RoPE’s approach to positional embeddings is derived from the objective of finding a function \(f\), that produces a dot product with a specific property. Specifically, if we have a word embedding vector \(x\) representing a token at position \(n\), and we have a word embedding vector \(y\) representing a token at position \(m\), then we would like their dot product to only depend on \(x\), \(y\) and their relative position \(m-n\).

The paper shows that when \(f\) is chosen to be a rotation matrix the dot product satisfies the desired objective. To apply \(f\) to a \(d\) dimensional word embedding you would in theory construct a \(d \times d\) block diagonal rotation matrix, where the amount of rotation changes every 2 dimensions. In practice applying \(f\) is efficient because the matrix is very sparse and thus a full matrix multiply is not needed.

As before, there were several references that helped me better understand what RoPE is doing and here are my main takeaways.

The main concept behind RoPE is that rotation provides a way of encoding relative positional information between vectors being dot producted. Again this property falls out from the underlying math.
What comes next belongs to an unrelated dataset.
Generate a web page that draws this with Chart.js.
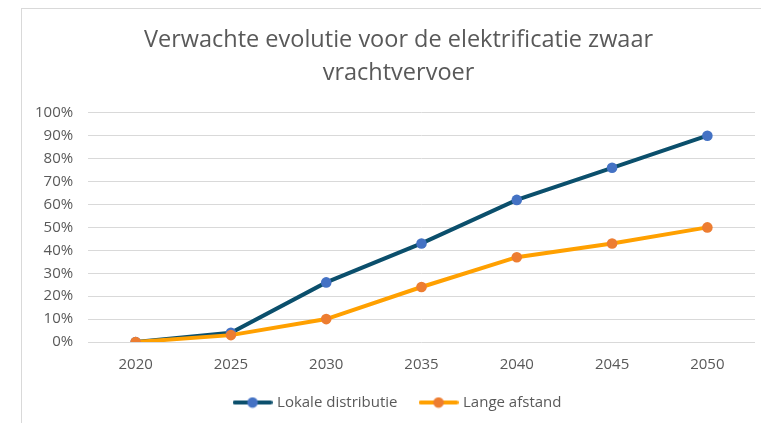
<!DOCTYPE html>
<html>
<head>
<meta charset="utf-8">
<script src="https://cdn.jsdelivr.net/npm/chart.js@4"></script>
<style>
  html, body { margin: 0; padding: 0; background: #fff; overflow: hidden; }
  #box {
    position: absolute; left: 21px; top: 8px;
    width: 760px; height: 420px;
    border-left: 1px solid #d9d9d9; border-top: 1px solid #d9d9d9;
  }
</style>
</head>
<body>
<div id="box"><canvas id="chart" width="753" height="415"></canvas></div>
<script>
// data
const jaren = ["2020", "2025", "2030", "2035", "2040", "2045", "2050"];
const lokaleDistributie = [0, 0.04, 0.26, 0.43, 0.62, 0.76, 0.90];
const langeAfstand = [0, 0.03, 0.10, 0.24, 0.37, 0.43, 0.50];
const titel = ["Verwachte evolutie voor de elektrificatie zwaar", "vrachtvervoer"];

const grijs = "#595959";
const fontFam = "'Open Sans', sans-serif";

// legend sample: line with dot in the middle
function legendSample(lineCol, dotCol) {
  const c = document.createElement("canvas");
  c.width = 40; c.height = 12;
  const g = c.getContext("2d");
  g.strokeStyle = lineCol;
  g.lineWidth = 4;
  g.lineCap = "round";
  g.beginPath(); g.moveTo(2, 6); g.lineTo(38, 6); g.stroke();
  g.fillStyle = dotCol;
  g.beginPath(); g.arc(20, 6, 5.3, 0, Math.PI * 2); g.fill();
  return c;
}

// order: orange series is drawn on top of the blue one
const series = [
  { label: "Lokale distributie", data: lokaleDistributie, line: "#0b4f6c", dot: "#4472c4", order: 1 },
  { label: "Lange afstand", data: langeAfstand, line: "#ffa000", dot: "#ed7d31", order: 0 }
];

new Chart(document.getElementById("chart"), {
  type: "line",
  data: {
    labels: jaren,
    datasets: series.map(s => ({
      label: s.label,
      data: s.data,
      order: s.order,
      borderColor: s.line,
      backgroundColor: s.dot,
      pointBackgroundColor: s.dot,
      pointBorderWidth: 0,
      borderWidth: 4,
      pointRadius: 5.3,
      pointHoverRadius: 5.3,
      pointStyle: "circle",
      tension: 0
    }))
  },
  options: {
    responsive: false,
    animation: false,
    // left padding keeps title + legend centred like the original
    layout: { padding: { left: 20, right: 20, top: 0, bottom: 4 } },
    plugins: {
      title: {
        display: true,
        text: titel,
        color: grijs,
        font: { family: fontFam, size: 23.5, weight: "normal", lineHeight: 1.4 },
        padding: { top: 15, bottom: 23 }
      },
      legend: {
        position: "bottom",
        labels: {
          usePointStyle: true,
          pointStyleWidth: 34,
          color: grijs,
          font: { family: fontFam, size: 15 },
          padding: 24,
          generateLabels(chart) {
            return chart.data.datasets.map((ds, i) => ({
              text: ds.label,
              fontColor: grijs,
              pointStyle: legendSample(series[i].line, series[i].dot),
              datasetIndex: i,
              hidden: false,
              lineWidth: 0
            }));
          }
        }
      },
      tooltip: { enabled: false }
    },
    scales: {
      x: {
        offset: true,
        afterFit(scale) { scale.height = 29; },
        grid: { display: false, drawTicks: false },
        border: { display: false },
        ticks: { color: grijs, font: { family: fontFam, size: 15 }, padding: 14 }
      },
      y: {
        min: 0,
        max: 1,
        afterFit(scale) { scale.width = 46; },
        border: { display: false },
        grid: { color: "#d9d9d9", lineWidth: 1, drawTicks: false },
        ticks: {
          stepSize: 0.1,
          color: grijs,
          // mirrored so the labels are not clipped to the narrow axis box
          mirror: true,
          crossAlign: "far",
          padding: -53,
          font: { family: fontFam, size: 15 },
          callback: v => Math.round(v * 100) + "%"
        }
      }
    }
  }
});
</script>
</body>
</html>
Essentially we have a dot product of two vectors that have a rotation applied to them, something like \(R_1x \cdot R_2y => x^{T}R_1^{T} R_2y\) which leads to \(x^{T}R_1^{-1}R_2y\) which involves a rotation that only depends on the relative difference between rotations.
Another concept has to do with motivating why encoding relative positions is valuable. Consider the phrase “blue dog”, where “blue” has position 1, and “dog” has position 2. Using RoPE we would apply some rotation (say 10 degrees) to the vector representing “blue” and some other rotation to “dog” (say 20 degrees) (assume 2D vector for simplicity). Then suppose the phrase has changed to “we painted a blue dog”, now “blue” is in position 4 (say this corresponds to a 40 degree rotation) and “dog” is in position 5 (a 50 degree rotation). Since the dot product only depends on the difference in rotation and thus relative token positions, we have the nice property that the dot product of a key associated with “blue” and a query associated with “dog” will not have changed because their relative rotations (20-10 = 50-40) remained the same. If on the other hand we had used absolute embeddings then the dot product would have changed.

Conclusion

My main takeaway is that researchers have identified interesting mathematical tricks that fufill the goal of allowing LLMs to understand the position of tokens (with a particular emphasis on relative position). Like much of the field of ML, the success of an approach is primarily driven by how well it works in practice. Questions like “why does this work so well?” and “does this really make sense?” often require additional research. As an example there is this paper that re-examines RoPE.

This post serves as my non-comprehensive partial understanding of this space and there are still many aspects I don’t fully understand. In the interest of time, I’m moving on to reviewing the core attention mechanism of the transformer, but I think it’s fair to say that positional embeddings are kind of strange.

If you made it this far, thanks and check out the The Door’s song People Are Strange which partly inspired the title of this post.

Lingering Questions

Some questions that came to mind during my research:

If you add positional embeddings to word embeddings how do you expect the model to separate the two signals back out?
Is it some strange coincidence that sinusoids are at the heart of both of these papers/techniques? Is it just that they are a great way to encode values?
Why exactly do we want frequency/angles of sinusoids to vary as a function of dimension?

References

These are the references I found to be helpful:

Hugging Face Blog provides a way to view different encodings as a natural progression.
Eleuther AI Blog focuses on rotary embeddings.
Amirhossein’s Blog focuses on explaining the use of sinusoidal functions.
Jia-Bin Huang’s YT Video has nice visuals related to RoPE.
Efficient NLP YT Video another video with nice visuals on RoPE.
RoPE Paper
Paper Re-examining Rope more recent analysis of RoPE.